Future trends and emerging technologies
The cable landscape evolves with applications:
- 6G and sub-THz links: increased use of waveguide transitions and specialized low-loss micro-coax for 100–300 GHz experiments.
- Active cables: integrated amplification/equalization in the assembly to compensate loss for long fronthaul links.
- Flexible printed transmission lines & additive manufacturing: 3D-printed coaxial geometries and embedded cables in conformal skins.
- Smart cable assemblies: embedded temperature/strain sensors and digital ID (EEPROM) for asset management.
Resources, vendor notes and design tools
Tools and references to accelerate design:
- Vendor catalogs: Times Microwave, Pasternack, Amphenol RF, Gore & Associates, Rosenberger.
- Simulation: Keysight ADS, Ansys HFSS (for EM and connector transitions), CST Microwave Studio.
- Measurement: Rohde & Schwarz, Keysight VNAs, TDR instruments.
- Books & papers: Pozar "Microwave Engineering", "Transmission Lines and Networks" texts, IEEE MTT papers on cable loss modeling.
Conclusion
RF cable assemblies are critical components whose selection and fabrication require careful engineering. Small differences in attenuation, phase stability, or return loss can cascade into degraded link budgets, impaired beamforming or failed measurements. Design begins with the system budget: understand allowable loss, phase tolerances, power handling, and environmental constraints. Then choose cable type, dielectric, connector family, and manufacturing processes that meet those metrics — and verify using rigorous VNA, TDR and environmental testing.

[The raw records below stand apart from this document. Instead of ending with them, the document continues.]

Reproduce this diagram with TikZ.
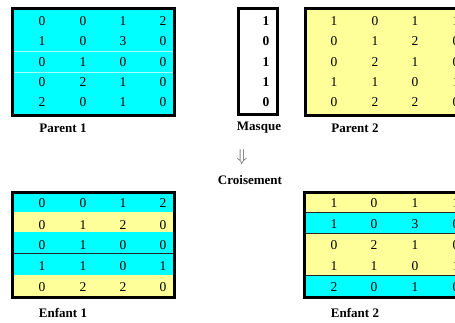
\documentclass[tikz,border=0pt]{standalone}
\usepackage{fontspec}
\setmainfont{Liberation Serif}
\definecolor{cellcyan}{RGB}{0,255,255}
\definecolor{cellyellow}{RGB}{255,255,153}
\definecolor{sepcyan}{RGB}{170,255,255}
\begin{document}
\begin{tikzpicture}[x=1pt,y=-1pt,
  digit/.style={inner sep=0pt,font=\fontsize{13.5}{15}\selectfont},
  maskdigit/.style={inner sep=0pt,font=\fontsize{13.5}{15}\selectfont\bfseries},
  caption/.style={inner sep=0pt,font=\fontsize{13}{15}\selectfont\bfseries},
  frame/.style={draw=black,line width=3pt},
  rowsep/.style={draw=black!85,line width=0.8pt}]
\clip (0,0) rectangle (455,322);
\fill[white] (0,0) rectangle (455,322);
% ---------- Parent 1 ----------
\fill[cellcyan] (12.5,8.5) rectangle (174.5,115.5);
\draw[sepcyan,line width=0.8pt] (14,51) -- (173,51);
\draw[sepcyan,line width=0.8pt] (14,72) -- (173,72);
\draw[frame] (12.5,8.5) rectangle (174.5,115.5);
\foreach \r/\y/\a/\b/\c/\d in {1/21.5/0/0/1/2, 2/41.5/1/0/3/0, 3/62/0/1/0/0, 4/82/0/2/1/0, 5/102/2/0/1/0} {
  \node[digit] (pa-\r-1) at (42,\y) {\a};
  \node[digit] (pa-\r-2) at (83,\y) {\b};
  \node[digit] (pa-\r-3) at (123,\y) {\c};
  \node[digit] (pa-\r-4) at (163,\y) {\d};
}
\node[caption] (lp1) at (63,128) {Parent 1};
% ---------- Masque ----------
\fill[white] (238.5,8.5) rectangle (277.5,114.5);
\draw[frame] (238.5,8.5) rectangle (277.5,114.5);
\foreach \r/\y/\v in {1/21.5/1, 2/41.5/0, 3/62/1, 4/82/1, 5/102/0} {
  \node[maskdigit] (m-\r) at (266,\y) {\v};
}
\node[caption] (lm) at (259,128) {Masque};
% ---------- Parent 2 ----------
\fill[cellyellow] (305.5,8.5) rectangle (467.5,115.5);
\draw[frame] (305.5,8.5) rectangle (467.5,115.5);
\foreach \r/\y/\a/\b/\c/\d in {1/21.5/1/0/1/1, 2/41.5/0/1/2/0, 3/62/0/2/1/0, 4/82/1/1/0/1, 5/102/0/2/2/0} {
  \node[digit] (pb-\r-1) at (334,\y) {\a};
  \node[digit] (pb-\r-2) at (375,\y) {\b};
  \node[digit] (pb-\r-3) at (415,\y) {\c};
  \node[digit] (pb-\r-4) at (456,\y) {\d};
}
\node[caption] (lp2) at (355,128) {Parent 2};
% ---------- Croisement ----------
\node[inner sep=0pt,text=black!65,font=\fontsize{19}{21}\selectfont] (arr) at (242,157) {$\Downarrow$};
\node[caption] (lc) at (250,180) {Croisement};
% ---------- Enfant 1 ----------
\fill[cellcyan]   (12.5,192.5) rectangle (174.5,211.5);
\fill[cellyellow] (12.5,211.5) rectangle (174.5,232);
\fill[cellcyan]   (12.5,232) rectangle (174.5,274.5);
\fill[cellyellow] (12.5,274.5) rectangle (174.5,297.5);
\draw[rowsep] (14,253.5) -- (173,253.5);
\draw[frame] (12.5,192.5) rectangle (174.5,297.5);
\foreach \r/\y/\a/\b/\c/\d in {1/203.5/0/0/1/2, 2/225/0/1/2/0, 3/245/0/1/0/0, 4/266/1/1/0/1, 5/287/0/2/2/0} {
  \node[digit] (ea-\r-1) at (42,\y) {\a};
  \node[digit] (ea-\r-2) at (83,\y) {\b};
  \node[digit] (ea-\r-3) at (123,\y) {\c};
  \node[digit] (ea-\r-4) at (163,\y) {\d};
}
\node[caption] (le1) at (63,313) {Enfant 1};
% ---------- Enfant 2 ----------
\fill[cellyellow] (304.5,192.5) rectangle (467.5,212);
\fill[cellcyan]   (304.5,212) rectangle (467.5,233);
\fill[cellyellow] (304.5,233) rectangle (467.5,275);
\fill[cellcyan]   (304.5,275) rectangle (467.5,297.5);
\draw[rowsep] (306,212) -- (466,212);
\draw[rowsep] (306,233) -- (466,233);
\draw[rowsep] (306,275) -- (466,275);
\draw[frame] (304.5,192.5) rectangle (467.5,297.5);
\foreach \r/\y/\a/\b/\c/\d in {1/203.5/1/0/1/1, 2/224/1/0/3/0, 3/245/0/2/1/0, 4/266/1/1/0/1, 5/287/2/0/1/0} {
  \node[digit] (eb-\r-1) at (334,\y) {\a};
  \node[digit] (eb-\r-2) at (374,\y) {\b};
  \node[digit] (eb-\r-3) at (415,\y) {\c};
  \node[digit] (eb-\r-4) at (456,\y) {\d};
}
\node[caption] (le2) at (355,313) {Enfant 2};
\end{tikzpicture}
\end{document}
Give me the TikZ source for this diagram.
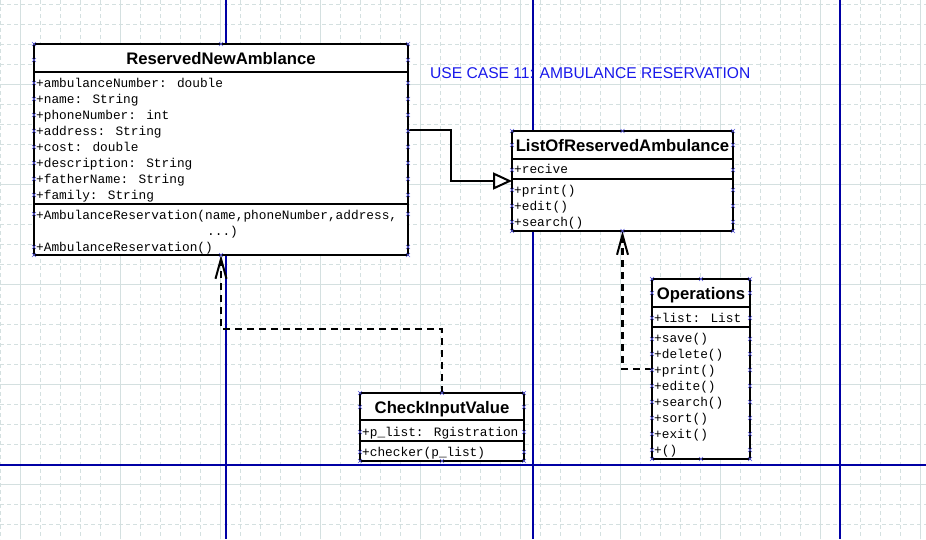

Quick checklist before ordering or specifying a cable assembly:
- Specify frequency range, max insertion loss, and phase tolerance.
- Define power handling requirements (CW and peak).
- Choose connector family and specify torque & mating cycles.
- Request test data (S21, S11, phase vs frequency, group delay) for each assembly.
- Demand environmental qualification (temp, vibration, humidity) for fielded systems.